(※解説25)
岡もいっているように「小学校では国語と歴史が最も重要」である。心、自然、社会と別ければ、この国語と歴史は「心の学科」ということになり、これが「頭頂葉」の教育である。
自らを知らなければ他がわからない。他を知るだけで自らを知らなければ、丸で猿の人真似である。日本歴史を知ることが出発点となって、世界を知ることにつながっていくのである。その逆はあり得ない。
その日本歴史の最大の特徴は「自己犠牲」である。「自己犠牲」を浅い心(第1の心)から見ると「犬死に」「無駄死に」と見えるらしい。太平洋戦争の「神風」についても、そういうイメージを持っている人がまだまだ多いようである。
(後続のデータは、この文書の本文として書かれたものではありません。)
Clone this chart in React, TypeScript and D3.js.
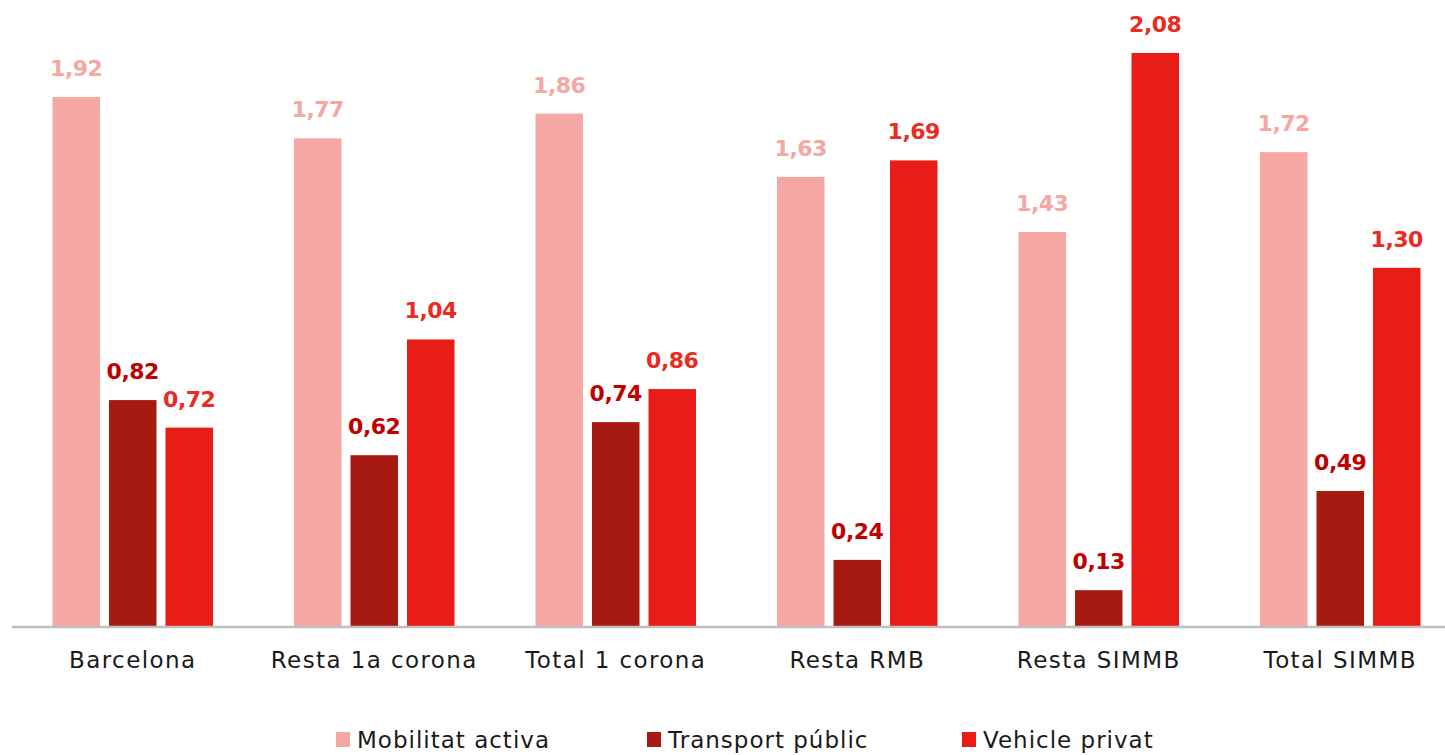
import React from "react";
import * as d3 from "d3";

const categories = ["Barcelona", "Resta 1a corona", "Total 1 corona", "Resta RMB", "Resta SIMMB", "Total SIMMB"];
const seriesNames = ["Mobilitat activa", "Transport públic", "Vehicle privat"];
const mobilitatActiva = [1.92, 1.77, 1.86, 1.63, 1.43, 1.72];
const transportPublic = [0.82, 0.62, 0.74, 0.24, 0.13, 0.49];
const vehiclePrivat = [0.72, 1.04, 0.86, 1.69, 2.08, 1.3];

const seriesValues = [mobilitatActiva, transportPublic, vehiclePrivat];
const barColors = ["#F5A7A3", "#A61A12", "#E91C17"];
const labelColors = ["#F5A7A3", "#C00000", "#EA2B24"];

const W = 1445;
const H = 755;
const FONT = "'DejaVu Sans', sans-serif";

export default function App() {
  const x0 = d3.scaleBand<string>().domain(categories).range([12, 12 + 6 * 241.5]).padding(0);
  const x1 = d3
    .scaleBand<string>()
    .domain(seriesNames)
    .range([0, x0.bandwidth()])
    .paddingInner(9 / 56.5)
    .paddingOuter(0.717);
  const y = d3.scaleLinear().domain([0, 2]).range([626, 75]);
  const fmt = (v: number) => d3.format(".2f")(v).replace(".", ",");

  const legendX = [336, 647, 962];

  return (
    <svg
      width={W}
      height={H}
      style={{ position: "absolute", left: 0, top: 0, background: "#fff" }}
      fontFamily={FONT}
    >
      {categories.map((c, i) => (
        <g key={c}>
          {seriesNames.map((s, j) => {
            const v = seriesValues[j][i];
            const bx = (x0(c) as number) + (x1(s) as number);
            return (
              <g key={s}>
                <rect x={bx} y={y(v)} width={x1.bandwidth()} height={y(0) - y(v)} fill={barColors[j]} />
                <text
                  x={bx + x1.bandwidth() / 2}
                  y={y(v) - 21}
                  textAnchor="middle"
                  fontSize={22}
                  fontWeight="bold"
                  letterSpacing={-0.5}
                  fill={labelColors[j]}
                >
                  {fmt(v)}
                </text>
              </g>
            );
          })}
          <text
            x={(x0(c) as number) + x0.bandwidth() / 2}
            y={668}
            textAnchor="middle"
            fontSize={23}
            letterSpacing={1.4}
            fill="#1a1a1a"
          >
            {c}
          </text>
        </g>
      ))}
      <line x1={12} x2={W} y1={627} y2={627} stroke="#BFBFBF" strokeWidth={2.5} />
      {seriesNames.map((s, j) => (
        <g key={s}>
          <rect x={legendX[j]} y={732} width={14} height={15} fill={barColors[j]} />
          <text x={legendX[j] + 21} y={748} fontSize={23} letterSpacing={1} fill="#1a1a1a">
            {s}
          </text>
        </g>
      ))}
    </svg>
  );
}
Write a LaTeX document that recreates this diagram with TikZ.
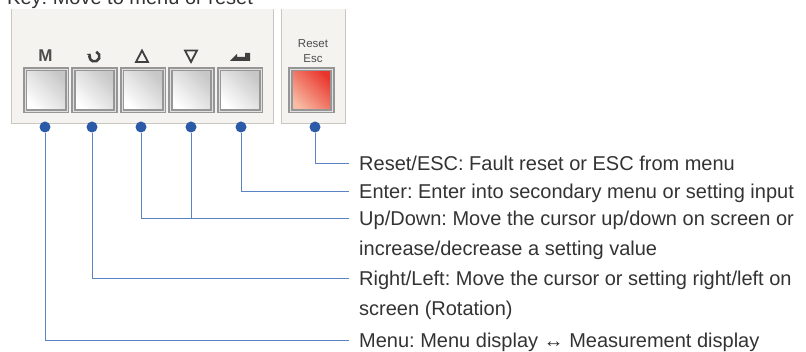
\documentclass[tikz,border=0pt]{standalone}
\usepackage{fontspec}
\setmainfont{Liberation Sans}
\frenchspacing
\usetikzlibrary{arrows.meta,positioning,calc}

\definecolor{panelfill}{HTML}{F4F3EF}
\definecolor{paneledge}{HTML}{C9C7C0}
\definecolor{keyblue}{HTML}{2B5BA8}
\definecolor{wireblue}{HTML}{5A82C4}
\definecolor{txtgray}{HTML}{333333}
\definecolor{btnedge}{HTML}{969696}
\definecolor{rstlo}{HTML}{F7BCA4}
\definecolor{rsthi}{HTML}{E9342B}

\begin{document}
\begin{tikzpicture}[
  x=1pt, y=-1pt,
  >=Stealth,
  panel/.style={fill=panelfill},
  edge/.style={draw=paneledge, line width=1pt},
  btn/.style={
    rectangle, draw=btnedge, line width=2pt, minimum size=42pt, inner sep=0pt,
    top color=black!22, bottom color=white, shading angle=-45,
    double=black!12, double distance=0.6pt
  },
  rstbtn/.style={btn, top color=rsthi, bottom color=rstlo, shading angle=-45},
  dot/.style={circle, fill=keyblue, inner sep=0pt, minimum size=11pt},
  wire/.style={draw=wireblue, line width=1pt},
  lbl/.style={
    anchor=base west, inner sep=0pt, align=left, text=txtgray,
    font=\fontsize{20}{30}\selectfont
  },
  icon/.style={draw=black!75, line width=1.8pt}
]
\useasboundingbox (0,0) rectangle (806,352);

% Title (cut at the top)
\node[lbl] (title) at (7,4.5) {Key: Move to menu or reset};

% Panels
\path[panel] (11,9) rectangle (273,124);
\path[panel] (281,9) rectangle (345,124);
\draw[edge] (11,9) -- (11,124) -- (273,124) -- (273,9);
\draw[edge] (281,9) -- (281,124) -- (345,124) -- (345,9);

% Keys
\node[btn]    (bMenu)  at (46,90)    {};
\node[btn]    (bRot)   at (94.5,90)  {};
\node[btn]    (bUp)    at (143,90)   {};
\node[btn]    (bDown)  at (191.5,90) {};
\node[btn]    (bEnter) at (240,90)   {};
\node[rstbtn] (bReset) at (311.5,90) {};

% Key symbols
\node[font=\fontsize{17}{17}\selectfont\bfseries, text=black!70] (iMenu) at (45.5,56) {M};
\draw[icon, line width=2.6pt, -{Triangle[length=2.5pt,width=5.5pt]}] ([shift={(-70:5)}]94.5,56.5) arc (-70:215:5);
\draw[icon] (136,62) -- (142,50.5) -- (148,62) -- cycle;
\draw[icon] (185,50.5) -- (197,50.5) -- (191,62) -- cycle;
\fill[black!75] (230,61) -- (237,54) -- (237,57) -- (245,57) -- (245,53) -- (250,53) -- (250,61) -- cycle;
\node[font=\fontsize{11.5}{15}\selectfont, text=black!70, align=center] (kReset) at (313,51) {Reset\\Esc};

% Descriptions
\node[lbl] (tReset)  at (359,171) {Reset/ESC: Fault reset or ESC from menu};
\node[lbl] (tEnter)  at (359,199) {Enter: Enter into secondary menu or setting input};
\node[lbl] (tUpDown) at (359,256) {Up/Down: Move the cursor up/down on screen or\\increase/decrease a setting value};
\node[lbl] (tRot)    at (359,316) {Right/Left: Move the cursor or setting right/left on\\screen (Rotation)};
\node[lbl] (tMenu)   at (359,348) {Menu: Menu display ↔ Measurement display};

% Wire ends
\coordinate (eReset)  at ([xshift=-10pt,yshift=7pt]tReset.base west);
\coordinate (eEnter)  at ([xshift=-10pt,yshift=7pt]tEnter.base west);
\coordinate (eUpDown) at ([xshift=-10pt,yshift=37pt]tUpDown.base west);
\coordinate (eRot)    at ([xshift=-10pt,yshift=37pt]tRot.base west);
\coordinate (eMenu)   at ([xshift=-10pt,yshift=7pt]tMenu.base west);

% Dots
\node[dot] (dMenu)  at (45,127)  {};
\node[dot] (dRot)   at (92,127)  {};
\node[dot] (dUp)    at (141,127) {};
\node[dot] (dDown)  at (191,127) {};
\node[dot] (dEnter) at (241,127) {};
\node[dot] (dReset) at (315,127) {};

% Leader lines
\draw[wire] (dReset) |- (eReset);
\draw[wire] (dEnter) |- (eEnter);
\draw[wire] (dUp) |- (eUpDown);
\draw[wire] (dDown) -- (dDown |- eUpDown);
\draw[wire] (dRot) |- (eRot);
\draw[wire] (dMenu) |- (eMenu);

\end{tikzpicture}
\end{document}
しかし、深い心(第2の心)からその「自己犠牲」をみると「崇高」と見えるのである。この不滅の行為によって我々は深い感銘を受け、生きる力と喜びが生まれ、それに恥じない国を作ろうとするものである。
ただ、気をつけなければならないことは、イスラムの「自爆テロ」は一見この「自己犠牲」に似ているが実はそうではなく「意志の宗教」から生まれたもので、日本のように「情」から生まれたものでないことに留意しなけれなならない。彼等のやることは正に「非情」である。
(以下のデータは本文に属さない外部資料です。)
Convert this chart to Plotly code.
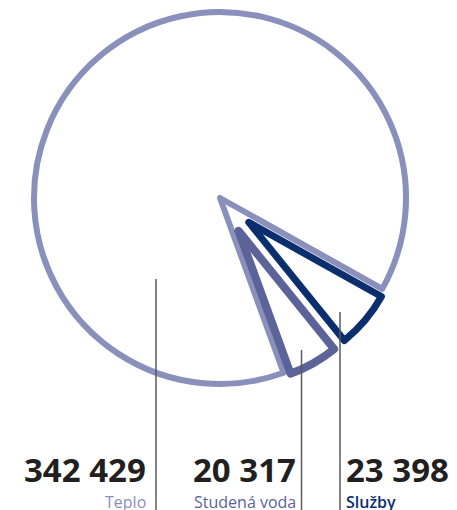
import plotly.graph_objects as go

# ---- data ----
categories = ["Teplo", "Služby", "Studená voda"]
values = [342429, 23398, 20317]
colors = ["#8990bb", "#0b2e6f", "#5b6399"]

# the page body has an 8px margin; figure coordinates are screen minus this
OFF = 8
W, H = 457 - OFF, 510 - OFF
CX, CY = 220, 198        # pie centre (screen px)
R_BIG = 186              # radius of the large slice
R_SMALL = 152            # radius of the small slices
PULL = 0.248
ROT = 160

def px_x(v):
    return (v - OFF) / W

def px_y(v):
    return 1 - (v - OFF) / H

def clamp(v):
    return max(0.0, min(1.0, v))

def domain(r, maxpull):
    half = r * (1 + maxpull)
    return dict(x=[clamp(px_x(CX - half)), clamp(px_x(CX + half))],
                y=[clamp(px_y(CY + half)), clamp(px_y(CY - half))])

fig = go.Figure()

# big slice
fig.add_trace(go.Pie(
    labels=categories, values=values, sort=False, direction="clockwise",
    rotation=ROT, textinfo="none", hoverinfo="label+value",
    domain=domain(R_BIG, 0),
    marker=dict(colors=["white", "rgba(0,0,0,0)", "rgba(0,0,0,0)"],
                line=dict(color=[colors[0], "rgba(0,0,0,0)", "rgba(0,0,0,0)"],
                          width=[6, 0, 0])),
    showlegend=False,
))

# small, pulled slices
fig.add_trace(go.Pie(
    labels=categories, values=values, sort=False, direction="clockwise",
    rotation=ROT, textinfo="none", hoverinfo="label+value",
    domain=domain(R_SMALL, PULL),
    pull=[0, PULL, PULL],
    marker=dict(colors=["rgba(0,0,0,0)", "white", "white"],
                line=dict(color=["rgba(0,0,0,0)", colors[1], colors[2]],
                          width=[0, 7, 8])),
    showlegend=False,
))

# leader lines and labels
label_specs = {
    "Teplo": dict(line_x=156, line_top=279, text_x=147, anchor="right"),
    "Studená voda": dict(line_x=301.5, line_top=350, text_x=297, anchor="right"),
    "Služby": dict(line_x=340, line_top=312, text_x=345, anchor="left"),
}

for cat, val, col in zip(categories, values, colors):
    s = label_specs[cat]
    fig.add_shape(type="line", xref="paper", yref="paper",
                  x0=px_x(s["line_x"]), x1=px_x(s["line_x"]),
                  y0=px_y(s["line_top"]), y1=0,
                  line=dict(color="#5a5a5a", width=1.5))
    num = f"{val:,}".replace(",", " ")
    fig.add_annotation(text=f"<b>{num}</b>", xref="paper", yref="paper",
                       x=px_x(s["text_x"]), y=px_y(493), xanchor=s["anchor"],
                       yanchor="bottom", showarrow=False,
                       font=dict(family="Open Sans", size=33, color="#231f20"),
                       borderpad=0)
    fig.add_annotation(text=cat, xref="paper", yref="paper",
                       x=px_x(s["text_x"]), y=px_y(490), xanchor=s["anchor"],
                       yanchor="top", showarrow=False,
                       font=dict(family="Open Sans", size=16, color=col,
                                 weight=600 if cat == "Služby" else 400),
                       borderpad=0)

fig.update_layout(width=W, height=H, margin=dict(l=0, r=0, t=0, b=0),
                  paper_bgcolor="white", plot_bgcolor="white")

fig.write_html("out.html")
話をもとに戻して、岡によれば我々の30万年に及ぶ「日本の心」を表現したものが国語なのである。だから西洋文学が入ってきてからのものではなく、日本の物語や古典を先ずは読むことが大切である。
人に個性があるように、民族にも明確な個性がある。今巷でいっている「個性」とは、自我(第1の心)から生まれる自己主張の多様性のことに外ならない。これらはいずれ醜悪なものになりかねず、本当の「個性」とは自我を抑止したところ(無私の心)から生まれてくるものである。
猶、小学校の社会科の批判精神からくる嫌悪感(何でもかでも他が悪いと思うこと)、これが定着してしまった大人が実に多い。これが今の社会の劣化の最大の要因ではないか。岡は既にその本質を見抜いている。